Quei gran geni dei pubblicitari

Non so chi l’ha detto ma sicuramente aveva ragione: la pubblicità serve a ingenerarti bisogni che non hai. La prima in questione non è un vero e proprio bisogno quanto un far leva sulla situazione psicologica in cui versano le madri bombardate da nefaste notizie sulla pericolosità di alimenti e sostanze in essi contenuti e dei contenitori che essi contengono. Il creativo ha ragione, ma non ha considerato che lo spot a un adulto non coinvolto nella medesima situazione psicologica suscita un’ironia che cinicamente cancella le idilliache immagini del rapporto madre/bambino. Lo slogan «Mamme tranquille, bimbi felici» fa venire in mente che i bimbi sono finalmente felici perché non vengono più pressati dall’ansia materna che esplode ogni volta che il piccino mette in bocca elementi esistenti in natura non bolliti e sterilizzati. Con quella bottiglietta a misura di manina, con un tappo speciale, con dentro bevande ipercontrollate, la mamma si cheta e non rompe le scatole. Però l’adulto si pone anche un quesito, relativamente alla sola acqua minerale: ma se quella è ipercontrollata e ipersicura perché destinata ai bambini, allora nella bottiglia grossa destinata all’adulto grosso ci metti l’acqua come viene viene? Ovvio che no, stessi controlli per bottiglia e acqua, anche perché può esserci sempre una madre poco accorta che riempie una bottiglietta con quell’acqua lì della bottiglia grossa. Però è rassicurante convincersi che fanno l’acqua solo per i bambini.

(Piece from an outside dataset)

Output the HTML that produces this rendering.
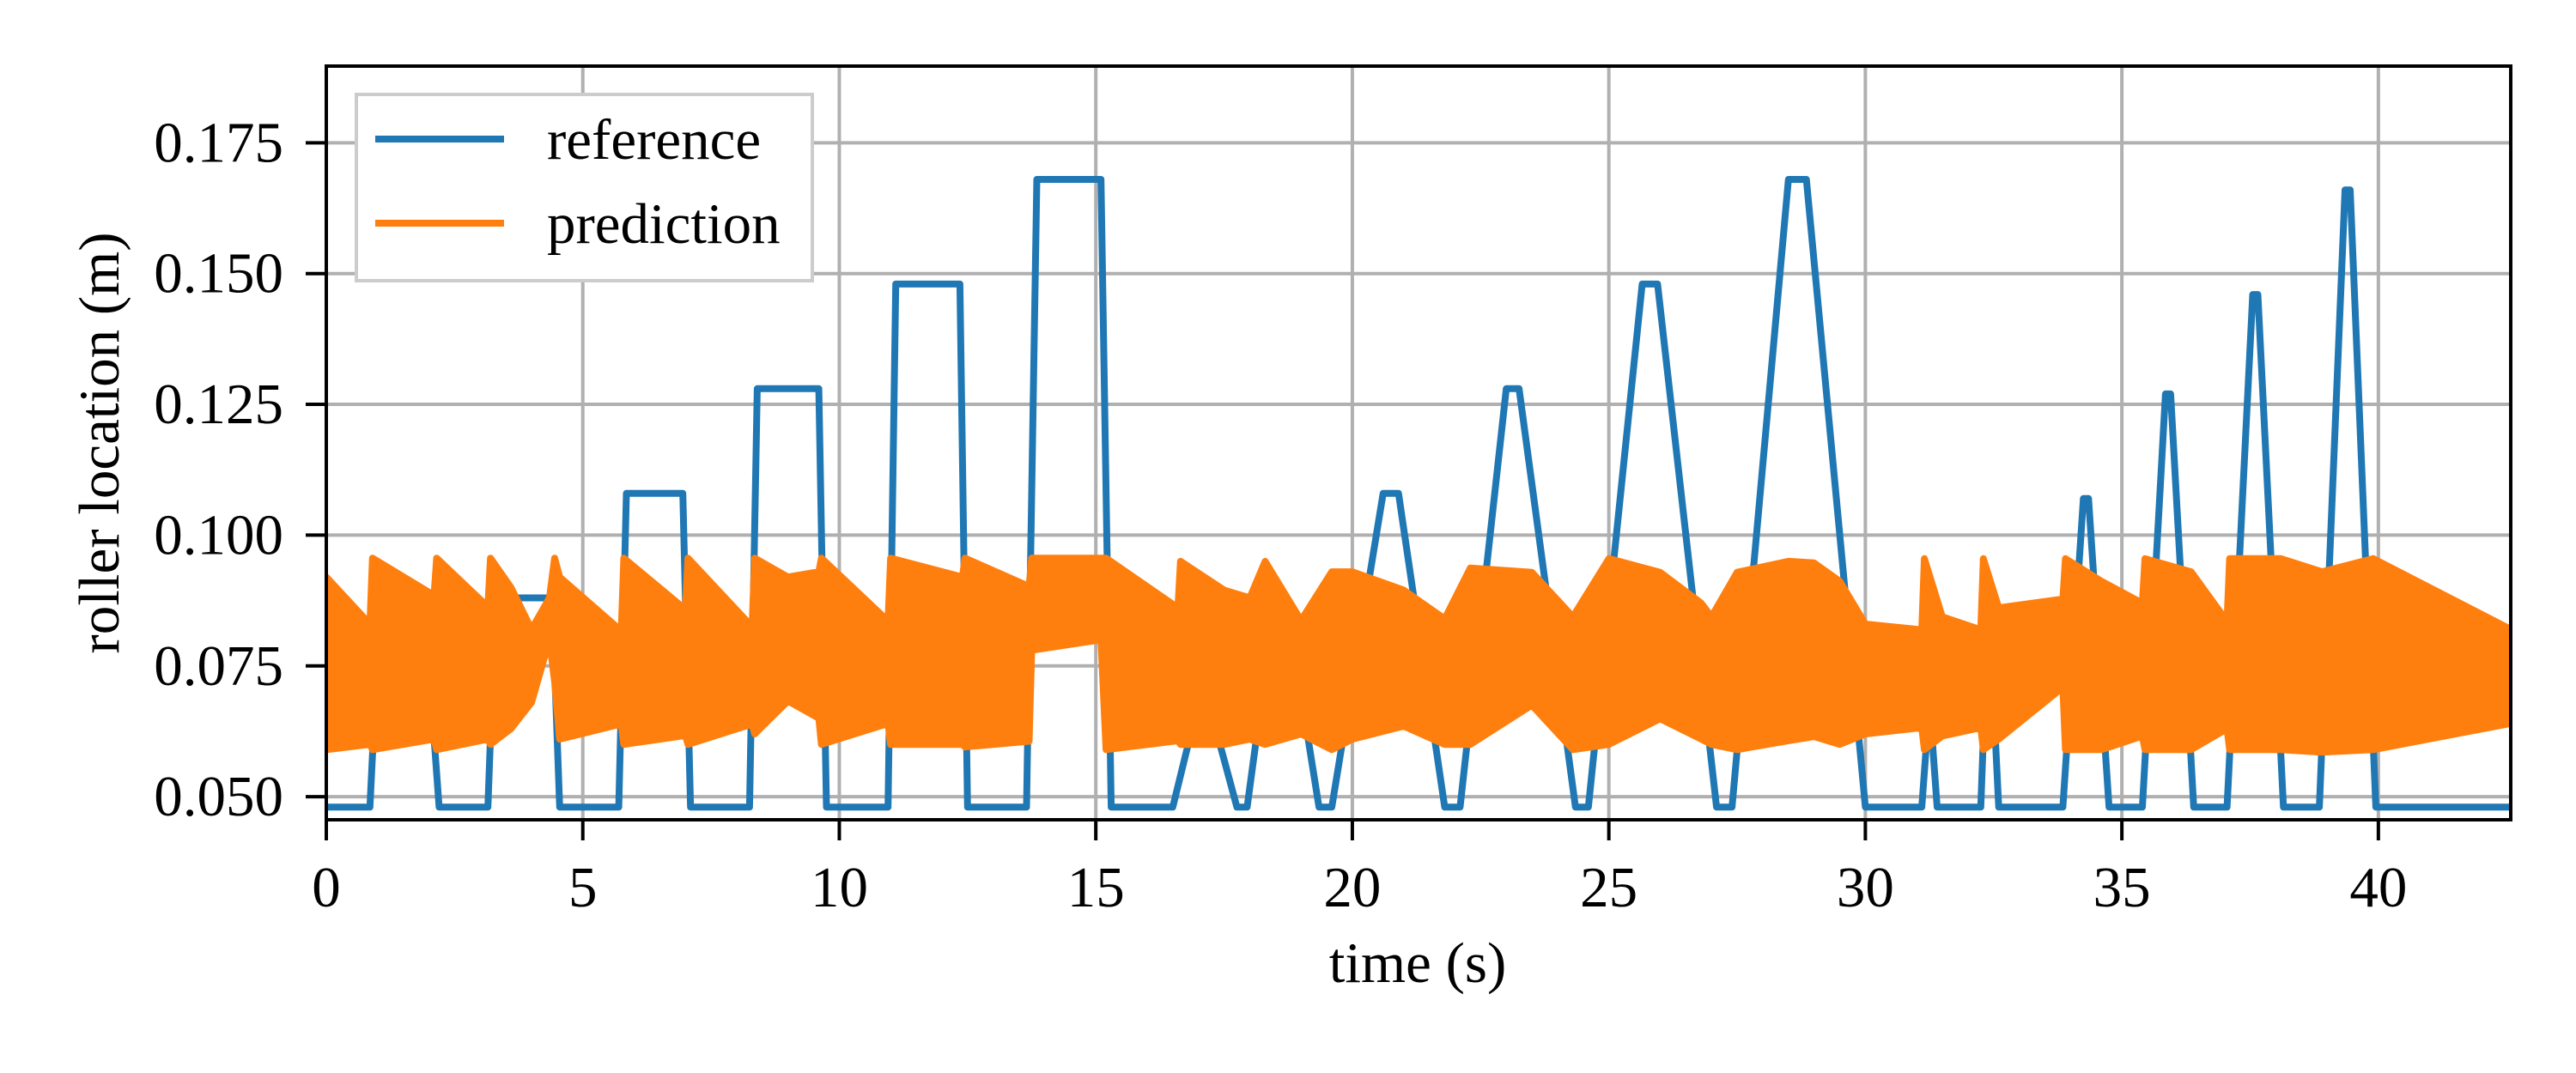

Ma se ci fosse il Nobel per i pubblicitari non avrei dubbi: lo darei a quello dei baby hair. La prima reazione stralunata è: what’s baby hair?! Non ci vuole molto ad arrivarci: sono capelli bambini, e quindi, qual è il problema? E uno inquadra meglio la situazione: quando mi lavo i capelli vedo in controluce che spara fuori qualcosa, non è che ci faccio molto caso, spazzolo, se voglio, spara fuori lo stesso, e pazienza, non è un alien che mi sta uscendo dalla testa, sono solo capelli più corti, come è ovvio che sia, mica crescono tutti insieme a comando. Però, accidenti, che si chiamassero baby hair non ci avevi mai pensato, ed ecco che ci mediti e la tua immagine riflessa nello specchio inizia a trasformarsi nella tua mente, le cose che sparano fuori hanno un nome, e la tua immagine non è più quella di una persona con i capelli ma di un leone che si è dato una scrollata di criniera, eh, però al leone sta bene la spettinatura, allora sembro un bobtail passato per le mani di un toelettatore principiante, e questo è peggio perché i cani vivono con noi, non in mezzo alla savana, si possono fare paragoni, vuoi mai che qualcuno ti dica: come mai hai tutti quei baby hair? E dopo notti insonni e vani tentativi con lo shampoo disciplinante (secondo Nobel a chi ha inventato questo termine) capisci che devi assolutamente avere il phon che «nasconde i baby hair». Un nascondimento la cui durata sarà quasi certamente proporzionale al tasso di umidità e alla quantità di vento del posto in cui vivi, ma fa niente, vuoi mettere aver risolto il problema esistenziale dei capelli bambini?